Santa Sofia tornerà a essere una moschea. Dopo 85 anni, Recep Tayyip Erdogan realizza così il sogno dell'islam politico in Turchia.
Il Consiglio di Stato ha votato all'unanimità l'annullamento del decreto di Mustafa Kemal Ataturk che aveva trasformato in museo il monumento, dopo quasi 1.500 anni trascorsi come luogo di culto cristiano e poi musulmano.
Una decisione storica che il presidente ha subito tradotto in legge, firmando il decreto che trasferisce l'amministrazione dell'edificio dal ministero del Turismo alla Diyanet, l'autorità statale per gli affari religiosi, che amministra le 80 mila moschee turche. E da oggi una in più.

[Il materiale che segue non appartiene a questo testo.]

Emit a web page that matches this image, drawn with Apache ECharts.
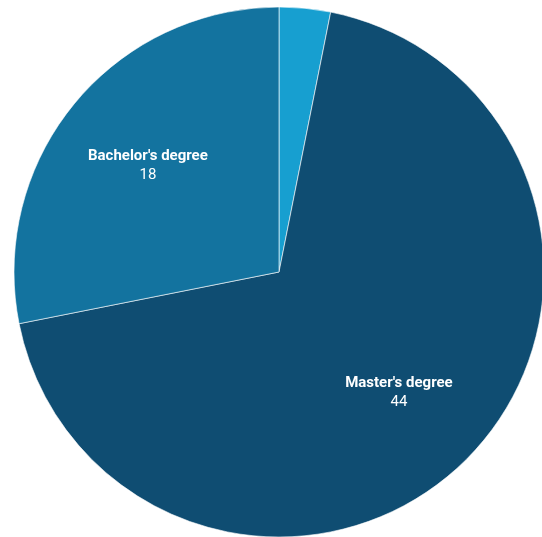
<!DOCTYPE html>
<html>
<head>
<meta charset="utf-8">
<script src="https://cdn.jsdelivr.net/npm/echarts@6/dist/echarts.min.js"></script>
<style>
  html, body { margin: 0; padding: 0; background: #fff; }
  #chart { width: 542px; height: 537px; }
</style>
</head>
<body>
<div id="chart"></div>
<script>
const degrees = ['Doctoral degree', "Master's degree", "Bachelor's degree"]
const counts = [2, 44, 18]
const colors = ['#179fd0', '#0f4d72', '#13739f']

const cx = 279, cy = 272, R = 265

const chart = echarts.init(document.getElementById('chart'))

const option = {
  animation: false,
  series: [
    {
      type: 'pie',
      center: [cx, cy],
      radius: [0, R],
      startAngle: 90,
      clockwise: true,
      data: degrees.map((name, i) => ({
        name: name,
        value: counts[i],
        itemStyle: { color: colors[i] },
        label: { show: i !== 0 }
      })),
      itemStyle: {
        borderColor: 'rgba(255,255,255,0.6)',
        borderWidth: 1
      },
      label: {
        position: 'inside',
        fontFamily: 'Roboto',
        color: '#fff',
        formatter: '{b|{b}}\n{c|{c}}',
        rich: {
          b: { fontFamily: 'Roboto', fontSize: 15, fontWeight: 'bold', color: '#fff', lineHeight: 19 },
          c: { fontFamily: 'Roboto', fontSize: 15, color: '#fff', lineHeight: 19 }
        }
      },
      // push the inside labels a bit further out (~0.64 of the radius)
      labelLayout: function (params) {
        const r = params.labelRect
        const lx = r.x + r.width / 2, ly = r.y + r.height / 2
        const dx = lx - cx, dy = ly - cy
        const d = Math.sqrt(dx * dx + dy * dy) || 1
        const k = (0.64 * R) / d
        return { dx: dx * (k - 1), dy: dy * (k - 1) + 1 }
      }
    }
  ]
}

chart.setOption(option)
</script>
</body>
</html>
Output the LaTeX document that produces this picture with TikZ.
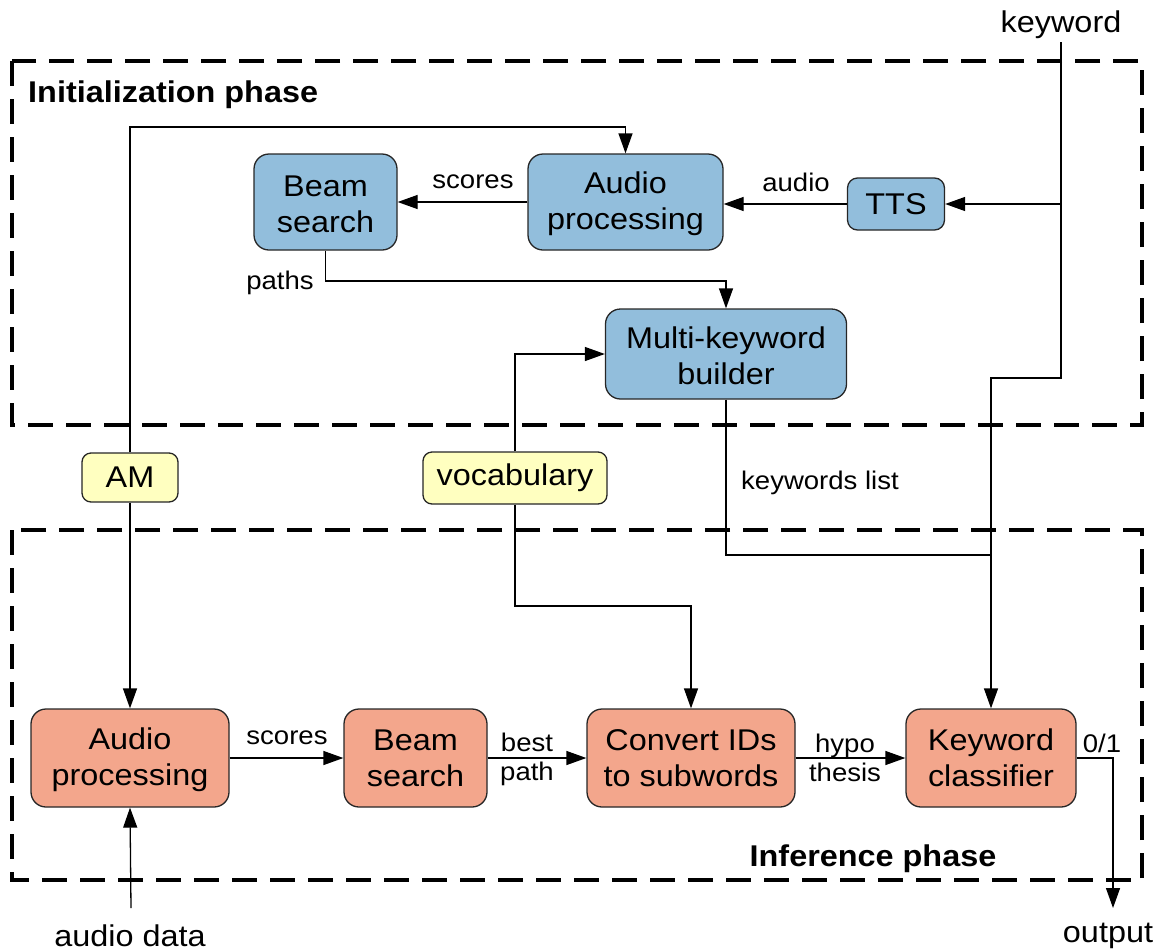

Dalla preghiera del venerdì del 24 luglio, ha annunciato il leader di Ankara in un discorso serale alla nazione, tornerà un luogo di culto islamico.
Un passo simbolico anche per Erdogan
Per Erdogan, spesso accusato di minare la laicità delle istituzioni di Ankara, è il passo simbolicamente più importante dopo oltre 17 anni al potere, che gli permette di ricompattare la sua base politica in un momento di difficoltà, tra crisi economica ed emergenza coronavirus.
Una mossa che lo riafferma anche come leader nel mondo islamico, ma che rischia di costargli caro nei rapporti con il resto della comunità internazionale.
Proteste e indignazione
La decisione ha subito scatenato proteste e indignazione. Per la Grecia, si tratta di una «aperta provocazione al mondo civilizzato». Secondo la ministra della Cultura, Lina Mendoni, «il nazionalismo mostrato da Erdogan riporta il suo Paese indietro di sei secoli». Immediata è giunta anche la reazione della Chiesa ortodossa russa, che parla di una decisione che ignora «milioni di cristiani».
Già alla vigilia, il patriarca ecumenico di Costantinopoli, Bartolomeo, primus inter partes tra le guide spirituali dei 300 milioni di fedeli ortodossi, aveva lanciato l'allarme sui rischi di una reazione «dei cristiani nel mondo contro l'Islam».
Da Washington a Mosca, da Bruxelles ad Atene, in tanti avevano tentato di fermare lo strappo. Invano. Il leader di Ankara ha invocato la «sovranità nazionale» sulla decisione, assicurando però che «le porte continueranno a essere aperte a tutti, turchi e stranieri, musulmani e non musulmani».
Inascoltati sono rimasti anche gli appelli al dialogo dell'Unesco, che ora si dice «profondamente dispiaciuto» e ha espresso la sua «preoccupazione» all'ambasciatore turco presso l'organismo, chiedendo un confronto per evitare il rischio di rimozione del monumento dalla lista del Patrimonio mondiale dell'umanità.
Festeggiamenti di gruppi islamisti e nazionalisti
Per quasi un millennio la chiesa più grande della cristianità, a lungo sede del patriarcato di Costantinopoli, trasformata in moschea dal sultano Maometto II nel 1453 dopo la conquista ottomana, Santa Sofia torna ora luogo di preghiera per i musulmani.
I giudici della decima sezione del Consiglio di stato hanno accolto il ricorso presentato nel 2016 da un piccolo gruppo islamista locale, l'Associazione per la protezione dei monumenti storici e dell'ambiente. Secondo le motivazioni del massimo tribunale amministrativo, l'edificio appartiene a una fondazione che l'avrebbe eredito da Maometto II e sarebbe quindi illegittimo destinarlo ad un uso diverso da quello previsto dal sultano.
Immediati sono stati i festeggiamenti di gruppi islamisti e nazionalisti, oltre che di ministri e deputati. Poco prima della decisione, il monumento era stato appositamente transennato per evitare assembramenti a ridosso dell'edificio. Sventolando bandiere turche, i manifestanti si sono comunque riuniti nella piazza antistante di Sultanahmet. «Rompiamo le catene di Santa Sofia», era stato per anni il loro slogan. Da oggi, quelle «catene» non ci sono più.